Sulphur Removal During Combustion
A number of technologies to prevent the production and release of SO2 during combustion have been developed over the past decade, but very few have achieved wide commercial application to date. The most developed are the Fluidised Bed Combustion (FBC) process and the integrated Gasification Combined Cycle (IGCC) system.
Fluidised Bed Combustion
This process involves the combustion of coal in a bed of inert material such as sand, with air being blown up from beneath the bed at high velocities. As velocity increases individual particles begin to be forced upwards until they reach a point at which they remain suspended in the air stream. The bed in this state behaves like a liquid and can be described as fluidised. Tubes containing water are immersed in the bed to absorb the generated heat (this water is converted to steam which is used to drive the steam turbine and thus produces electricity).
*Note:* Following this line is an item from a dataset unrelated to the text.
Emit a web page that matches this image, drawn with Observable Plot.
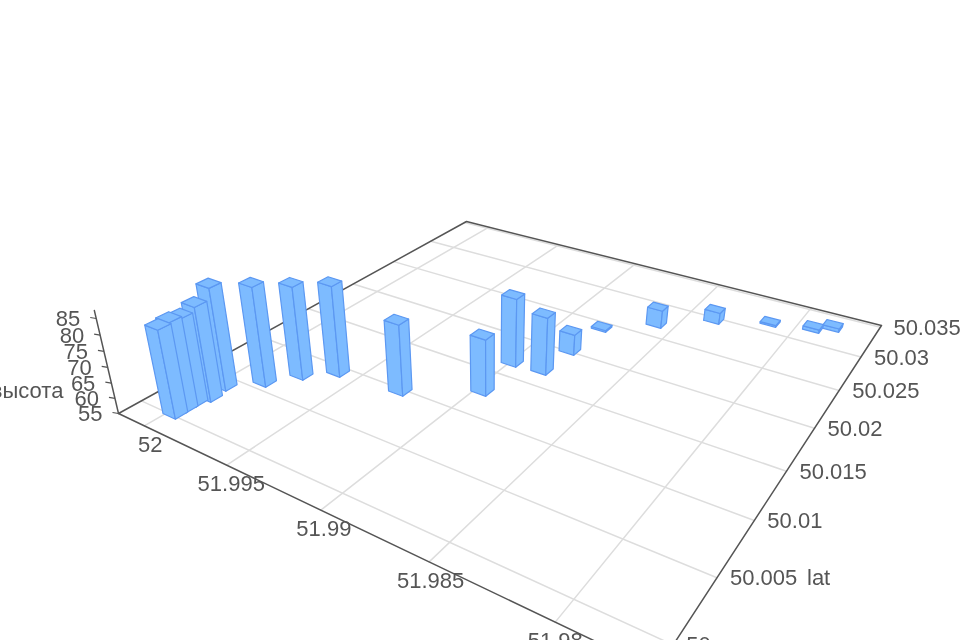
<!DOCTYPE html>
<html><head><meta charset="utf-8">
<script src="https://cdn.jsdelivr.net/npm/d3@7"></script>
<script src="https://cdn.jsdelivr.net/npm/@observablehq/plot@0.6"></script>
<style>html,body{margin:0;background:#fff}svg{display:block;filter:blur(.65px)}</style>
</head><body><div id="chart"></div>
<script>
// Chart values
const lons=[51.9997,51.9997,51.9997,51.99945,51.99959,51.99834,51.99737,51.99614,51.99274,51.98968,51.98992,51.98839,51.98822,51.98802,51.98593,51.98369,51.98122,51.97925,51.97847];
const lats=[50.00028,50.00108,50.00188,50.00275,50.00416,50.00589,50.00782,50.00941,50.00986,50.01271,50.01673,50.01694,50.02019,50.02422,50.02687,50.02966,50.03143,50.0322,50.03311];
const heights=[83,83.5,83,85.3,88.1,87.3,85.4,84.8,78.1,73.4,77.8,74.1,62,55.6,61.2,59,55.6,56.2,56.2];
const lonTicks=[52,51.995,51.99,51.985,51.98];
const latTicks=[50,50.005,50.01,50.015,50.02,50.025,50.03,50.035];
const zTicks=[55,60,65,70,75,80,85];
const zTitle="высота", latTitle="lat";

// Perspective camera: maps (lon, lat, height) to page coordinates
const lonMax=52.0017,lonMin=51.9765,latMin=49.9983,latMax=50.0353,zMin=55,zMax=87.35;
const dlon=.0008,dlat=.00095;
const p0=[118,413],p1=[656,670],p2=[881,325],p3=[466,221],VP=[490,2000],C=-.0609;
const dx1=p1[0]-p2[0],dx2=p3[0]-p2[0],sx=p0[0]-p1[0]+p2[0]-p3[0];
const dy1=p1[1]-p2[1],dy2=p3[1]-p2[1],sy=p0[1]-p1[1]+p2[1]-p3[1];
const den=dx1*dy2-dx2*dy1,g=(sx*dy2-dx2*sy)/den,h=(dx1*sy-sx*dy1)/den;
const a=p1[0]-p0[0]+g*p1[0],b=p3[0]-p0[0]+h*p3[0],c=p0[0],d=p1[1]-p0[1]+g*p1[1],e=p3[1]-p0[1]+h*p3[1],f=p0[1];
function proj(lon,lat,z){
  const u=(lonMax-lon)/(lonMax-lonMin),v=(lat-latMin)/(latMax-latMin),t=(z-zMin)/(zMax-zMin);
  const w=g*u+h*v+1+t*C;
  return [(a*u+b*v+c+t*C*VP[0])/w,(d*u+e*v+f+t*C*VP[1])/w];
}
const X=q=>q.p[0],Y=q=>q.p[1];

const grid=[];let gid=0;
for(const l of lonTicks){grid.push({id:gid,p:proj(l,latMin,zMin)},{id:gid,p:proj(l,latMax,zMin)});gid++;}
for(const l of latTicks){grid.push({id:gid,p:proj(lonMax,l,zMin)},{id:gid,p:proj(lonMin,l,zMin)});gid++;}
const border=[[lonMax,latMin],[lonMin,latMin],[lonMin,latMax],[lonMax,latMax],[lonMax,latMin]].map(q=>({p:proj(q[0],q[1],zMin)}));
const zAxis=[zMin,zMax].map(z=>({p:proj(lonMax,latMin,z)}));

// Bar faces, painted back to front
const bars=lons.map((lon,i)=>({lon,lat:lats[i],z:heights[i]}))
  .sort((m,n)=>proj(m.lon-dlon/2,m.lat-dlat/2,zMin)[1]-proj(n.lon-dlon/2,n.lat-dlat/2,zMin)[1]);
const faces=[];let fid=0;
for(const {lon,lat,z} of bars){
  const L=lon-dlon/2,R=lon+dlon/2,S=lat-dlat/2,N=lat+dlat/2;
  const polys=[
    [[R,S,zMin],[L,S,zMin],[L,S,z],[R,S,z]],
    [[L,S,zMin],[L,N,zMin],[L,N,z],[L,S,z]],
    [[R,S,z],[L,S,z],[L,N,z],[R,N,z]]
  ];
  for(const poly of polys){
    for(const q of [...poly,poly[0]]) faces.push({id:fid,p:proj(...q)});
    fid++;
  }
}

const font={fontFamily:'"Liberation Sans",Arial,sans-serif',fontSize:22,fill:"#555"};
const chart=Plot.plot({width:960,height:640,margin:0,x:{domain:[0,960],axis:null},y:{domain:[640,0],axis:null},marks:[
  Plot.line(grid,{x:X,y:Y,z:"id",stroke:"#ddd",strokeWidth:1.5}),
  Plot.line(border,{x:X,y:Y,stroke:"#555",strokeWidth:1.5}),
  Plot.line(zAxis,{x:X,y:Y,stroke:"#555",strokeWidth:1.5}),
  Plot.link(zTicks.map(z=>({p:proj(lonMax,latMin,z)})),{x1:X,y1:Y,x2:q=>q.p[0]-6,y2:q=>q.p[1]-1,stroke:"#555",strokeWidth:1.2}),
  Plot.line(faces,{x:X,y:Y,z:"id",fill:"#7dbbff",stroke:"#5c98f2",strokeWidth:1.2,strokeLinejoin:"round"}),
  Plot.text(lonTicks,{x:l=>proj(l,latMin,zMin)[0]+3+(l-51.99)*300,y:l=>proj(l,latMin,zMin)[1]+19,text:l=>String(l),textAnchor:"middle",...font}),
  Plot.text(latTicks,{x:l=>proj(lonMin,l,zMin)[0]+13,y:l=>proj(lonMin,l,zMin)[1]+.5,text:l=>String(l),textAnchor:"start",...font}),
  Plot.text(zTicks,{x:z=>proj(lonMax,latMin,z)[0],y:z=>proj(lonMax,latMin,z)[1],dx:-16,dy:0.5,text:z=>String(z),textAnchor:"end",...font}),
  Plot.text([zTitle],{x:proj(lonMax,latMin,63.5)[0],y:proj(lonMax,latMin,63.5)[1],dx:-49,dy:3,text:q=>q,textAnchor:"end",...font}),
  Plot.text([latTitle],{x:proj(lonMin,50.005,zMin)[0],y:proj(lonMin,50.005,zMin)[1],dx:90,dy:.5,text:q=>q,textAnchor:"start",...font})
]});
document.getElementById("chart").append(chart);
</script></body></html>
The fluidised movement within the combustion chamber results in a greater heat transfer efficiency to the water filled tubes and therefore operating temperatures are lower than in a conventional system. SO2 emissions can be controlled in this system by adding a sorbent (a substance used to absorb any SO2 present, for example lime or limestone) to the bed of inert material. The limestone effectively absorbs the SO2 as it is released from the coal and retains it within the ash, which is removed regularly. The low combustion temperatures allow efficient combustion to take place without causing the ash to soften, thereby allowing easy removal of the ash containing the absorbed SO2.
The FBC can achieve in the region of 80 - 90% SO2 removal. Two main disadvantages of this system are firstly the large quantities of sorbent required (approximately twice that of an FGD system (see later) to achieve the same SO2 removal), and secondly the large quantities of strongly alkaline waste produced, which is generally disposed of in landfill.